Over the past three decades, records show 405 children were strangled by cords. Their horrifying stories crowd the website of Parents for Window Blind Safety.
"And I see decades, and I'm talking decades, about children once a month getting hanged to death by these products, and it's got to stop," said CPSC chairman Elliot Kaye.
Kaye is making it a top priority to ban window blinds with accessible cords. Already, two major retailers, Target and Ikea, have stopped selling them. Walmart, Home Depot and Lowes pledged to ban them by 2018, but the industry is pushing back.
"Paying high-priced lobbyists, getting it out there, spinning it in the media to try to convince people that it's parental, that it's parents to blame," Kaye said. "Parents are not to blame."
"These are parents who did everything they could to keep their children safe," said State Assemblywoman Susan Eggman, D - Stockton.
After hearing Jacob's story, Eggman introduced a bill to remove dangerous cords from store shelves and daycare centers in California; that was in February. Today, nearly every word of the bill is crossed out.
"The manufacturing industry seemed to think their business model was more important than children's lives, and so we got stopped," Eggman said.

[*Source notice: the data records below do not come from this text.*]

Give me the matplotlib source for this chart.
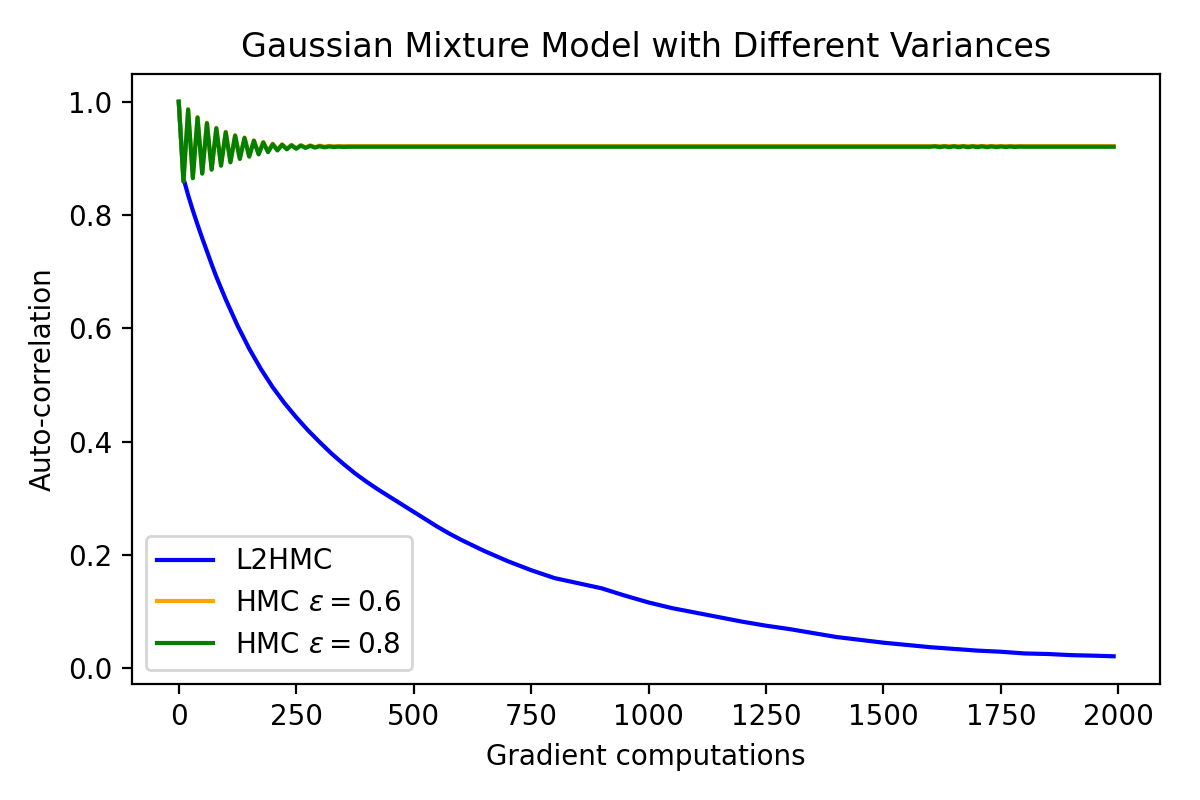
import matplotlib
matplotlib.use("Agg")
import matplotlib.pyplot as plt

# L2HMC auto-correlation
l2hmc_x = [0, 10, 20, 30, 40, 50, 60, 70, 80, 90, 100, 125, 150, 175, 200, 225, 250,
           275, 300, 325, 350, 375, 400, 425, 450, 475, 500, 525, 550, 575, 600, 625,
           650, 675, 700, 725, 750, 775, 800, 850, 900, 950, 1000,
           1050, 1100, 1150, 1200, 1250, 1300, 1350, 1400, 1450, 1500, 1550, 1600,
           1650, 1700, 1750, 1800, 1850, 1900, 1950, 1990]
l2hmc_y = [1.000, 0.865, 0.835, 0.808, 0.783, 0.759, 0.736, 0.713, 0.691, 0.671, 0.651,
           0.605, 0.564, 0.528, 0.496, 0.468, 0.443, 0.420, 0.399, 0.379, 0.361, 0.344,
           0.329, 0.315, 0.302, 0.289, 0.276, 0.263, 0.250, 0.238, 0.227, 0.217, 0.207,
           0.198, 0.189, 0.181, 0.173, 0.166, 0.159, 0.150, 0.141, 0.128, 0.116,
           0.106, 0.098, 0.090, 0.082, 0.075, 0.069, 0.062, 0.055, 0.050, 0.045, 0.041,
           0.037, 0.034, 0.031, 0.029, 0.026, 0.025, 0.023, 0.022, 0.021]

# HMC eps=0.8 (green)
hmc08_x = [0, 10, 20, 30, 40, 50, 60, 70, 80, 90, 100, 110, 120, 130, 140, 150, 160,
           170, 180, 190, 200, 210, 220, 230, 240, 250, 260, 270, 280, 290, 300, 310,
           320, 330, 340, 350, 360, 500, 1000, 1600, 1610, 1620, 1630, 1640, 1650,
           1660, 1670, 1680, 1690, 1700, 1710, 1720, 1730, 1740, 1750, 1760, 1770,
           1780, 1790, 1800, 1990]
hmc08_y = [1.000, 0.859, 0.986, 0.865, 0.972, 0.873, 0.962, 0.880, 0.953, 0.887, 0.946,
           0.893, 0.940, 0.899, 0.936, 0.903, 0.931, 0.907, 0.928, 0.911, 0.925, 0.914,
           0.924, 0.916, 0.923, 0.917, 0.9225, 0.9185, 0.922, 0.919, 0.9215, 0.9195,
           0.921, 0.920, 0.9208, 0.9202, 0.9205, 0.9205, 0.9205, 0.9205, 0.9212,
           0.9198, 0.9212, 0.9198, 0.9213, 0.9197, 0.9213, 0.9197, 0.9212, 0.9198,
           0.9212, 0.9198, 0.9211, 0.9199, 0.9210, 0.9200, 0.9209, 0.9201, 0.9207,
           0.9205, 0.9205]

# HMC eps=0.6 (orange, mostly hidden behind green)
hmc06_x = [0, 10, 20, 30, 40, 50, 60, 70, 80, 90, 100, 110, 120, 130, 140, 150, 160,
           170, 180, 190, 200, 210, 220, 230, 240, 250, 260, 270, 280, 290, 300, 310,
           320, 330, 360, 1000, 1990]
hmc06_y = [1.000, 0.860, 0.987, 0.866, 0.973, 0.874, 0.963, 0.881, 0.954, 0.888, 0.947,
           0.894, 0.941, 0.900, 0.937, 0.904, 0.932, 0.908, 0.929, 0.912, 0.926, 0.915,
           0.925, 0.917, 0.924, 0.918, 0.9235, 0.9195, 0.923, 0.920, 0.9225, 0.9208,
           0.922, 0.9214, 0.9218, 0.9218, 0.9218]

fig, ax = plt.subplots(figsize=(6, 4), dpi=200)
fig.subplots_adjust(left=0.11, right=0.967, top=0.9075, bottom=0.145)

ax.plot(l2hmc_x, l2hmc_y, color="blue", label="L2HMC")
ax.plot(hmc06_x, hmc06_y, color="orange", label=r"HMC $\epsilon=0.6$")
ax.plot(hmc08_x, hmc08_y, color="green", label=r"HMC $\epsilon=0.8$")

ax.set_title("Gaussian Mixture Model with Different Variances")
ax.set_xlabel("Gradient computations")
ax.set_ylabel("Auto-correlation")
ax.legend(loc="lower left")

fig.savefig("out.png", dpi=200)
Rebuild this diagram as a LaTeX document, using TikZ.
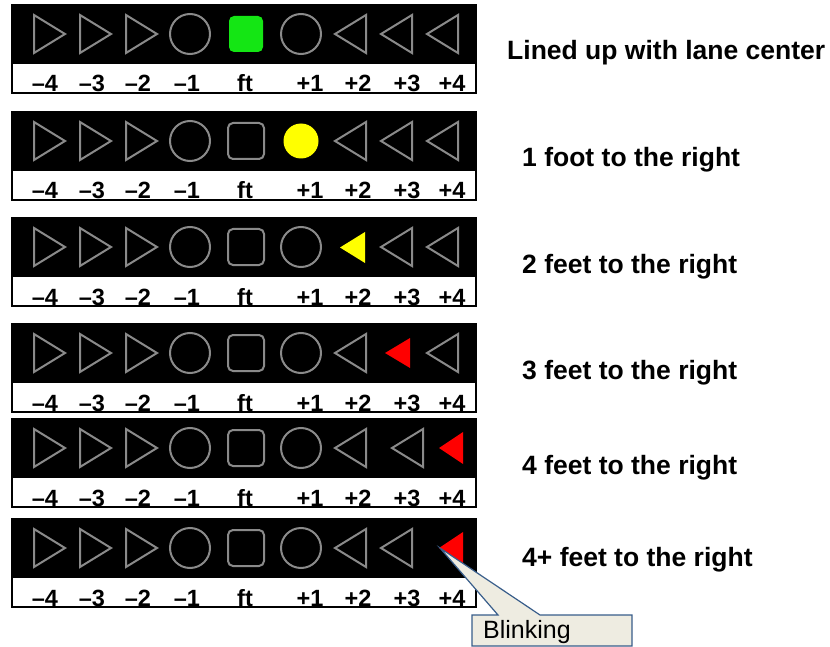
\documentclass[tikz,border=0pt]{standalone}
\usepackage{fontspec}
\setmainfont{Liberation Sans}
\definecolor{ledgray}{RGB}{138,138,138}
\definecolor{ledgreen}{RGB}{20,230,20}
\definecolor{ledyellow}{RGB}{255,255,0}
\definecolor{ledred}{RGB}{255,0,0}
\definecolor{callfill}{RGB}{238,236,225}
\definecolor{callline}{RGB}{56,93,138}
\tikzset{
  ledline/.style={draw=ledgray,line width=2pt,line join=miter},
  scalelbl/.style={anchor=base,inner sep=0pt,font=\fontsize{23.5}{26}\selectfont\bfseries},
  caption/.style={anchor=west,inner sep=0pt,font=\fontsize{26.5}{30}\selectfont\bfseries},
  frame/.style={draw=black,line width=1.2pt}
}
% right-pointing outline triangle: left x, centre y
\newcommand\rtri[2]{\draw[ledline] (#1,#2-19) -- (#1+31,#2) -- (#1,#2+19) -- cycle;}
% left-pointing outline triangle
\newcommand\ltri[2]{\draw[ledline] (#1+31,#2-19) -- (#1,#2) -- (#1+31,#2+19) -- cycle;}
\newcommand\lcirc[2]{\draw[ledline] (#1,#2) circle[radius=20];}
\newcommand\lsq[1]{\draw[ledline,rounded corners=5pt] (228,#1-18) rectangle (264,#1+18);}
\newcommand\panelbase[2]{%
  \fill[black] (12,#1) rectangle (476,#1+58);
  \fill[white] (12,#1+58) rectangle (476,#1+88);
  \draw[frame] (12,#1) rectangle (476,#1+88);
  \draw[frame] (12,#1+58) -- (476,#1+58);
  \rtri{34}{#1+29}\rtri{80}{#1+29}\rtri{126}{#1+29}
  \lcirc{190}{#1+29}
  \node[scalelbl] (#2m4) at (45,#1+87) {–4};
  \node[scalelbl] (#2m3) at (92,#1+87) {–3};
  \node[scalelbl] (#2m2) at (138,#1+87) {–2};
  \node[scalelbl] (#2m1) at (187,#1+87) {–1};
  \node[scalelbl] (#2ft) at (245,#1+87) {ft};
  \node[scalelbl] (#2p1) at (310,#1+87) {+1};
  \node[scalelbl] (#2p2) at (358,#1+87) {+2};
  \node[scalelbl] (#2p3) at (407,#1+87) {+3};
  \node[scalelbl] (#2p4) at (452,#1+87) {+4};
}
\begin{document}
\begin{tikzpicture}[x=1pt,y=-1pt]
\useasboundingbox (0,0) rectangle (830,647);
% Panel 1
\panelbase{5}{a}
\fill[ledgreen,rounded corners=5pt] (229,16) rectangle (263,52);
\lcirc{301}{34}\ltri{335}{34}\ltri{381}{34}\ltri{427}{34}
\node[caption] (ta) at (507,53) {Lined up with lane center};
% Panel 2
\panelbase{112}{b}
\lsq{141}
\fill[ledyellow] (301,141) circle[radius=17.5];
\ltri{335}{141}\ltri{381}{141}\ltri{427}{141}
\node[caption] (tb) at (522,160) {1 foot to the right};
% Panel 3
\panelbase{218}{c}
\lsq{247}\lcirc{301}{247}
\fill[ledyellow] (365,232) -- (340,247.5) -- (365,263) -- cycle;
\ltri{381}{247}\ltri{427}{247}
\node[caption] (tc) at (522,267) {2 feet to the right};
% Panel 4
\panelbase{324}{d}
\lsq{353}\lcirc{301}{353}\ltri{335}{353}
\fill[ledred] (410,338) -- (385,353) -- (410,368) -- cycle;
\ltri{427}{353}
\node[caption] (td) at (522,373) {3 feet to the right};
% Panel 5
\panelbase{419}{e}
\lsq{448}\lcirc{301}{448}\ltri{335}{448}\ltri{392}{448}
\fill[ledred] (463,432) -- (439,448) -- (463,464) -- cycle;
\node[caption] (te) at (522,468) {4 feet to the right};
% Panel 6
\panelbase{519}{f}
\lsq{548}\lcirc{301}{548}\ltri{335}{548}\ltri{381}{548}
\fill[ledred] (463,532) -- (439,548) -- (463,565) -- cycle;
\node[caption] (tf) at (522,560) {4+ feet to the right};
% Callout
\coordinate (tip) at (440,548);
\filldraw[fill=callfill,draw=callline,line width=1.2pt,line join=miter]
  (472,615) -- (498,615) -- (tip) -- (540,615) -- (632,615) -- (632,646) -- (472,646) -- cycle;
\node[anchor=west,inner sep=0pt,font=\fontsize{25}{28}\selectfont] (blink) at (483,632) {Blinking};
\end{tikzpicture}
\end{document}
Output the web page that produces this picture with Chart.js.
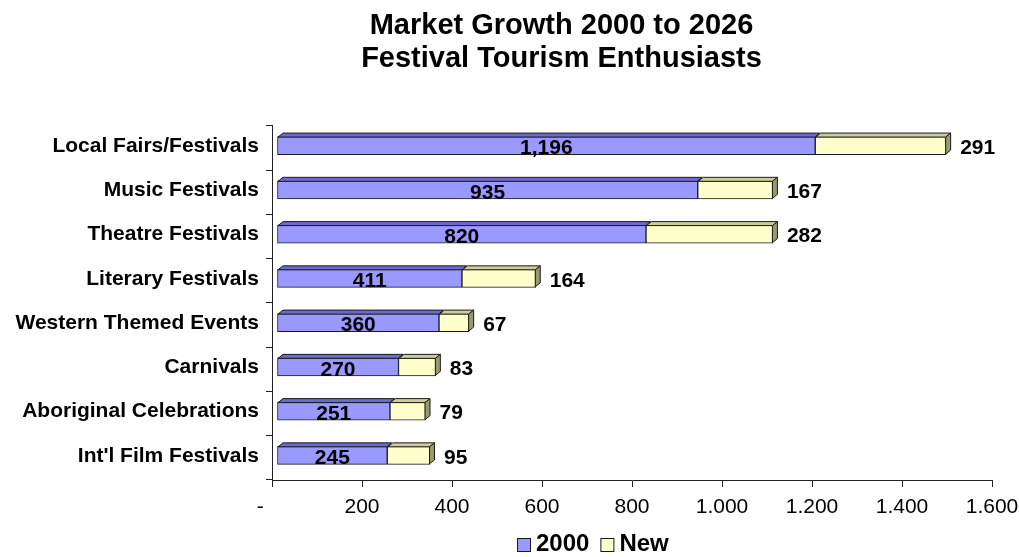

The Window Covering Manufacturers Association declined to go on camera but it disputes the government numbers, saying deaths have gone down since companies made blinds safer.
They say a ban is more dangerous, because cordless shades cost more and people will keep older blinds to save money.
Eggman will not give up and the Hawks won't either because Jacob is never far from their thoughts.
"We still put his stocking out every Christmas and we release balloons to Jacob every year around their birthday, and then when these kids had their milestones, I'm like, 'I wish Jacob was here,' and he's not," Michelle said.
The CPSC will begin hearings next year on whether to ban dangerous cords. Assemblywoman Eggman will try once again to get support for a ban in California.